WHAT IS ASKED:
Faithfully return all lines, omitting every embedded picture.

SUPPLIED DATA:

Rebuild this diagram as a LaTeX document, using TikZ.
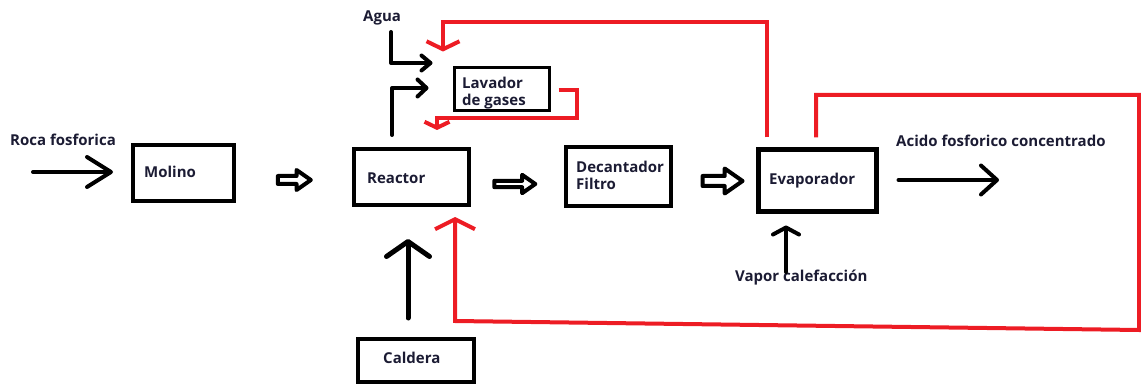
\documentclass[tikz,border=0pt]{standalone}
\usepackage{fontspec}
\setmainfont{Open Sans}
\usetikzlibrary{arrows.meta,shapes.arrows,calc}
\definecolor{pred}{HTML}{ED1C24}
\definecolor{txt}{HTML}{1B1B33}
\begin{document}
\begin{tikzpicture}[x=1pt,y=-1pt,
  box/.style={draw=black, line width=4pt, inner sep=0pt},
  lbl/.style={anchor=west, inner sep=0pt, text=txt, font=\bfseries\fontsize{15}{17}\selectfont, align=left},
  bline/.style={draw=black, line width=4pt, line cap=round, line join=round},
  rline/.style={draw=pred, line width=4pt, line join=miter},
  blk/.style={single arrow, draw=black, fill=white, line width=4pt, line join=round, inner sep=0pt, single arrow tip angle=70}
]
\useasboundingbox (0,0) rectangle (1141,385);

% boxes
\node[box, minimum width=101pt, minimum height=56pt] (molino) at (183.5,173) {};
\node[box, minimum width=115pt, minimum height=56pt] (reactor) at (411.5,177) {};
\node[box, minimum width=105pt, minimum height=59pt] (decant) at (618.5,176.5) {};
\node[box, line width=5pt, minimum width=118pt, minimum height=62pt] (evap) at (817.5,180.5) {};
\node[box, line width=3pt, minimum width=95pt, minimum height=43pt] (lavador) at (502,89) {};
\node[box, minimum width=116pt, minimum height=43pt] (caldera) at (416,360.5) {};

% labels
\node[lbl] (tRoca) at (10,140) {Roca fosforica};
\node[lbl] (tMolino) at (144,172) {Molino};
\node[lbl] (tReactor) at (367,178) {Reactor};
\node[lbl] (tDecant) at (576,175) {Decantador\\Filtro};
\node[lbl] (tLav) at (462,93) {Lavador\\de gases};
\node[lbl] (tEvap) at (769,181) {Evaporador};
\node[lbl] (tCald) at (383,358) {Caldera};
\node[lbl] (tAgua) at (363,18) {Agua};
\node[lbl] (tVapor) at (735,278) {Vapor calefacción};
\node[lbl] (tAcido) at (896,141) {Acido fosforico concentrado};

% block arrows
\node[blk, inner ysep=2pt, single arrow head extend=6pt, minimum height=33pt] (b1) at (291.5,180) {};
\node[blk, inner ysep=1.2pt, single arrow head extend=6pt, minimum height=41pt] (b2) at (512.5,184) {};
\node[blk, inner ysep=3pt, single arrow head extend=7.5pt, minimum height=40pt] (b3) at (719,181) {};

% free ends
\coordinate (rocaA) at (33,172);
\coordinate (aguaA) at (391,32);
\coordinate (vapA) at (786,272);
\coordinate (acidoE) at (999,180);

% black arrows
\draw[bline, shorten >=18pt, -{Straight Barb[round,length=24pt,width=30pt]}]
  (rocaA) -- (rocaA -| molino.west);
\draw[bline, shorten >=20.5pt, -{Straight Barb[round,length=9pt,width=15pt]}]
  (aguaA) |- (lavador.west |- 0,63);
\draw[bline, shorten <=12pt, shorten >=24.5pt, -{Straight Barb[round,length=9pt,width=17pt]}]
  (reactor.north -| 392,0) |- (lavador.west |- 0,88);
\draw[bline, line width=5pt, shorten <=19pt, shorten >=32pt, -{Straight Barb[round,length=15pt,width=43pt]}]
  (caldera.north -| 408,0) -- (reactor.south -| 408,0);
\draw[bline, shorten >=11.5pt, -{Straight Barb[round,length=7pt,width=26pt]}]
  (vapA) -- (evap.south -| 786,0);
\draw[bline, shorten <=19.5pt, -{Straight Barb[round,length=16pt,width=29pt]}]
  (evap.east |- 0,180) -- (acidoE);

% red recycle lines
\draw[rline, shorten <=9.5pt, shorten >=14.5pt, -{Straight Barb[length=8pt,width=33pt]}]
  (evap.north -| 767,0) -- (767,22) -- (443,22) -- (lavador.north -| 443,0);
\draw[rline, shorten <=7.5pt, shorten >=17pt, -{Straight Barb[length=6pt,width=25pt]}]
  (lavador.east |- 0,90) -| (577,118) -| (reactor.north -| 437,0);
\draw[rline, shorten <=9.5pt, shorten >=10pt, -{Straight Barb[length=10pt,width=40pt]}]
  (evap.north -| 816,0) -- (816,95) -- (1139,95) -- (1139,330) -- (455,321) -- (reactor.south -| 455,0);
\end{tikzpicture}
\end{document}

ANSWER TO THIS PROBLEM:
Rebuild this diagram as a LaTeX document, using TikZ.
\documentclass[tikz,border=0pt]{standalone}
\usepackage{fontspec}
\setmainfont{Open Sans}
\usetikzlibrary{arrows.meta,shapes.arrows,calc}
\definecolor{pred}{HTML}{ED1C24}
\definecolor{txt}{HTML}{1B1B33}
\begin{document}
\begin{tikzpicture}[x=1pt,y=-1pt,
  box/.style={draw=black, line width=4pt, inner sep=0pt},
  lbl/.style={anchor=west, inner sep=0pt, text=txt, font=\bfseries\fontsize{15}{17}\selectfont, align=left},
  bline/.style={draw=black, line width=4pt, line cap=round, line join=round},
  rline/.style={draw=pred, line width=4pt, line join=miter},
  blk/.style={single arrow, draw=black, fill=white, line width=4pt, line join=round, inner sep=0pt, single arrow tip angle=70}
]
\useasboundingbox (0,0) rectangle (1141,385);

% boxes
\node[box, minimum width=101pt, minimum height=56pt] (molino) at (183.5,173) {};
\node[box, minimum width=115pt, minimum height=56pt] (reactor) at (411.5,177) {};
\node[box, minimum width=105pt, minimum height=59pt] (decant) at (618.5,176.5) {};
\node[box, line width=5pt, minimum width=118pt, minimum height=62pt] (evap) at (817.5,180.5) {};
\node[box, line width=3pt, minimum width=95pt, minimum height=43pt] (lavador) at (502,89) {};
\node[box, minimum width=116pt, minimum height=43pt] (caldera) at (416,360.5) {};

% labels
\node[lbl] (tRoca) at (10,140) {Roca fosforica};
\node[lbl] (tMolino) at (144,172) {Molino};
\node[lbl] (tReactor) at (367,178) {Reactor};
\node[lbl] (tDecant) at (576,175) {Decantador\\Filtro};
\node[lbl] (tLav) at (462,93) {Lavador\\de gases};
\node[lbl] (tEvap) at (769,181) {Evaporador};
\node[lbl] (tCald) at (383,358) {Caldera};
\node[lbl] (tAgua) at (363,18) {Agua};
\node[lbl] (tVapor) at (735,278) {Vapor calefacción};
\node[lbl] (tAcido) at (896,141) {Acido fosforico concentrado};

% block arrows
\node[blk, inner ysep=2pt, single arrow head extend=6pt, minimum height=33pt] (b1) at (291.5,180) {};
\node[blk, inner ysep=1.2pt, single arrow head extend=6pt, minimum height=41pt] (b2) at (512.5,184) {};
\node[blk, inner ysep=3pt, single arrow head extend=7.5pt, minimum height=40pt] (b3) at (719,181) {};

% free ends
\coordinate (rocaA) at (33,172);
\coordinate (aguaA) at (391,32);
\coordinate (vapA) at (786,272);
\coordinate (acidoE) at (999,180);

% black arrows
\draw[bline, shorten >=18pt, -{Straight Barb[round,length=24pt,width=30pt]}]
  (rocaA) -- (rocaA -| molino.west);
\draw[bline, shorten >=20.5pt, -{Straight Barb[round,length=9pt,width=15pt]}]
  (aguaA) |- (lavador.west |- 0,63);
\draw[bline, shorten <=12pt, shorten >=24.5pt, -{Straight Barb[round,length=9pt,width=17pt]}]
  (reactor.north -| 392,0) |- (lavador.west |- 0,88);
\draw[bline, line width=5pt, shorten <=19pt, shorten >=32pt, -{Straight Barb[round,length=15pt,width=43pt]}]
  (caldera.north -| 408,0) -- (reactor.south -| 408,0);
\draw[bline, shorten >=11.5pt, -{Straight Barb[round,length=7pt,width=26pt]}]
  (vapA) -- (evap.south -| 786,0);
\draw[bline, shorten <=19.5pt, -{Straight Barb[round,length=16pt,width=29pt]}]
  (evap.east |- 0,180) -- (acidoE);

% red recycle lines
\draw[rline, shorten <=9.5pt, shorten >=14.5pt, -{Straight Barb[length=8pt,width=33pt]}]
  (evap.north -| 767,0) -- (767,22) -- (443,22) -- (lavador.north -| 443,0);
\draw[rline, shorten <=7.5pt, shorten >=17pt, -{Straight Barb[length=6pt,width=25pt]}]
  (lavador.east |- 0,90) -| (577,118) -| (reactor.north -| 437,0);
\draw[rline, shorten <=9.5pt, shorten >=10pt, -{Straight Barb[length=10pt,width=40pt]}]
  (evap.north -| 816,0) -- (816,95) -- (1139,95) -- (1139,330) -- (455,321) -- (reactor.south -| 455,0);
\end{tikzpicture}
\end{document}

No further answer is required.